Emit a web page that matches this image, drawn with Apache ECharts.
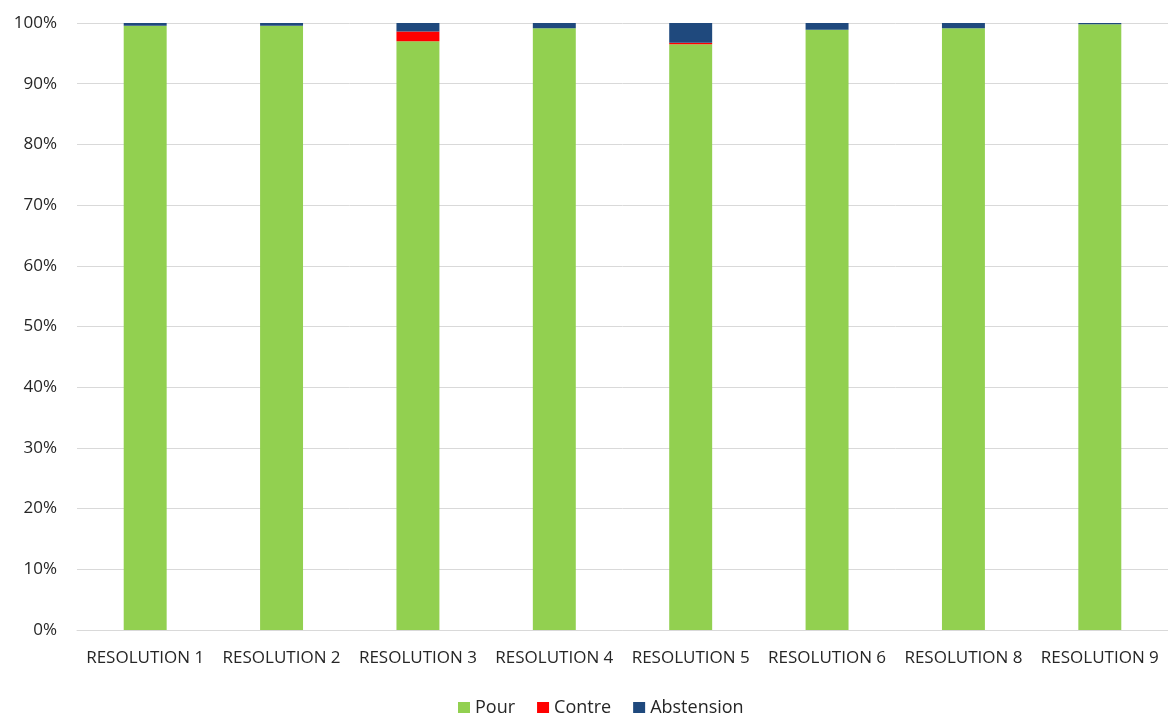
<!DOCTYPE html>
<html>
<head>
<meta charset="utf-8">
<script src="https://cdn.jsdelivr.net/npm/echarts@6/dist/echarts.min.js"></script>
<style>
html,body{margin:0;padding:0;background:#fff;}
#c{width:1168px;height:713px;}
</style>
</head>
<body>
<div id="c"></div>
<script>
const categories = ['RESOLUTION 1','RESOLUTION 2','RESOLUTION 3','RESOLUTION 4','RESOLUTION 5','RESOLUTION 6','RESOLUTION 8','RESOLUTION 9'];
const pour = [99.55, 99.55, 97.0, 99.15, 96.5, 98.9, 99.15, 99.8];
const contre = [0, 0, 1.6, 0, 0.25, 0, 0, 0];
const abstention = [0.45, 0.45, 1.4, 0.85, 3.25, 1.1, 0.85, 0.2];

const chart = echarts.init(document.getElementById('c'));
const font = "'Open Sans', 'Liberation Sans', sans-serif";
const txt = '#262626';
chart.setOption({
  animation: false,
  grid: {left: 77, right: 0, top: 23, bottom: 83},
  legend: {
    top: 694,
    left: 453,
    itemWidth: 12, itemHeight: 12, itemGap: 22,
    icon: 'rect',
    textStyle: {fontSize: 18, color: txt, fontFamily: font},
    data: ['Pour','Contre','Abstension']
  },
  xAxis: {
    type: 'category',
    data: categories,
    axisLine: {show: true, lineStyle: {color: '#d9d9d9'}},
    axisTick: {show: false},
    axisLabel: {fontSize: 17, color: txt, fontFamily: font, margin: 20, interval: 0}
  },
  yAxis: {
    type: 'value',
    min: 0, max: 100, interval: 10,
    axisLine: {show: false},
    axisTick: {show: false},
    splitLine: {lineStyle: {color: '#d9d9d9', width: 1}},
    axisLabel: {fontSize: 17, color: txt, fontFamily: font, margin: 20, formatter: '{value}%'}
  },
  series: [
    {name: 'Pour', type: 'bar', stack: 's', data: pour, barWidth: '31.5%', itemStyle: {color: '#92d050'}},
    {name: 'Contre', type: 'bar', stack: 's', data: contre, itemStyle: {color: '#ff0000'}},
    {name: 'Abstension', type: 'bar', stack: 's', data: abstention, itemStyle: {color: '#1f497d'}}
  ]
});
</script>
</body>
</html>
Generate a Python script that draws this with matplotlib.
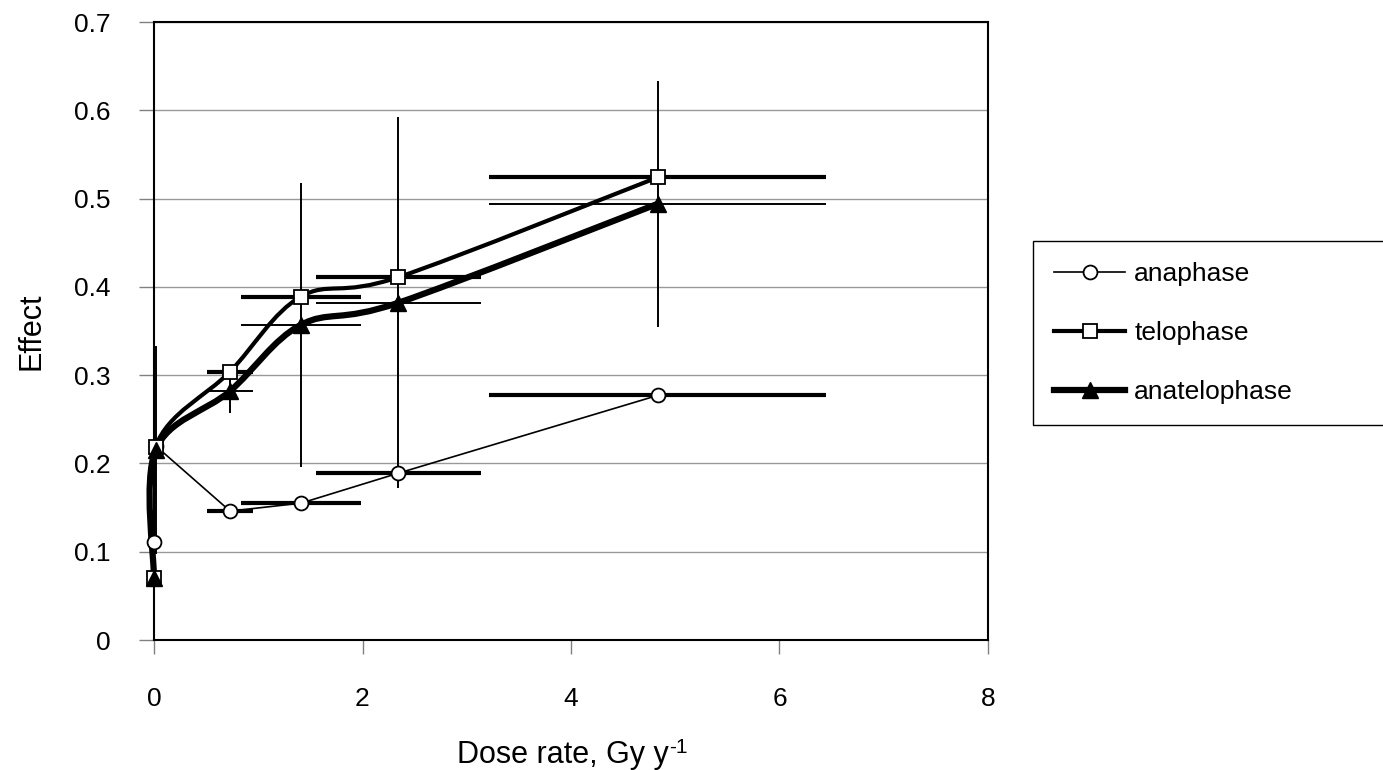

====

(What you are asked to do):
Copy the material exactly. Do not include the pictures.

(Reply to the exercise):
Emit a web page that matches this image, drawn with Apache ECharts.
<!DOCTYPE html>
<html>
<head>
<meta charset="utf-8">
<script src="https://cdn.jsdelivr.net/npm/echarts@6/dist/echarts.min.js"></script>
<style>
html,body{margin:0;padding:0;background:#fff;}
#c{width:1168px;height:713px;}
</style>
</head>
<body>
<div id="c"></div>
<script>
const categories = ['RESOLUTION 1','RESOLUTION 2','RESOLUTION 3','RESOLUTION 4','RESOLUTION 5','RESOLUTION 6','RESOLUTION 8','RESOLUTION 9'];
const pour = [99.55, 99.55, 97.0, 99.15, 96.5, 98.9, 99.15, 99.8];
const contre = [0, 0, 1.6, 0, 0.25, 0, 0, 0];
const abstention = [0.45, 0.45, 1.4, 0.85, 3.25, 1.1, 0.85, 0.2];

const chart = echarts.init(document.getElementById('c'));
const font = "'Open Sans', 'Liberation Sans', sans-serif";
const txt = '#262626';
chart.setOption({
  animation: false,
  grid: {left: 77, right: 0, top: 23, bottom: 83},
  legend: {
    top: 694,
    left: 453,
    itemWidth: 12, itemHeight: 12, itemGap: 22,
    icon: 'rect',
    textStyle: {fontSize: 18, color: txt, fontFamily: font},
    data: ['Pour','Contre','Abstension']
  },
  xAxis: {
    type: 'category',
    data: categories,
    axisLine: {show: true, lineStyle: {color: '#d9d9d9'}},
    axisTick: {show: false},
    axisLabel: {fontSize: 17, color: txt, fontFamily: font, margin: 20, interval: 0}
  },
  yAxis: {
    type: 'value',
    min: 0, max: 100, interval: 10,
    axisLine: {show: false},
    axisTick: {show: false},
    splitLine: {lineStyle: {color: '#d9d9d9', width: 1}},
    axisLabel: {fontSize: 17, color: txt, fontFamily: font, margin: 20, formatter: '{value}%'}
  },
  series: [
    {name: 'Pour', type: 'bar', stack: 's', data: pour, barWidth: '31.5%', itemStyle: {color: '#92d050'}},
    {name: 'Contre', type: 'bar', stack: 's', data: contre, itemStyle: {color: '#ff0000'}},
    {name: 'Abstension', type: 'bar', stack: 's', data: abstention, itemStyle: {color: '#1f497d'}}
  ]
});
</script>
</body>
</html>
Generate a Python script that draws this with matplotlib.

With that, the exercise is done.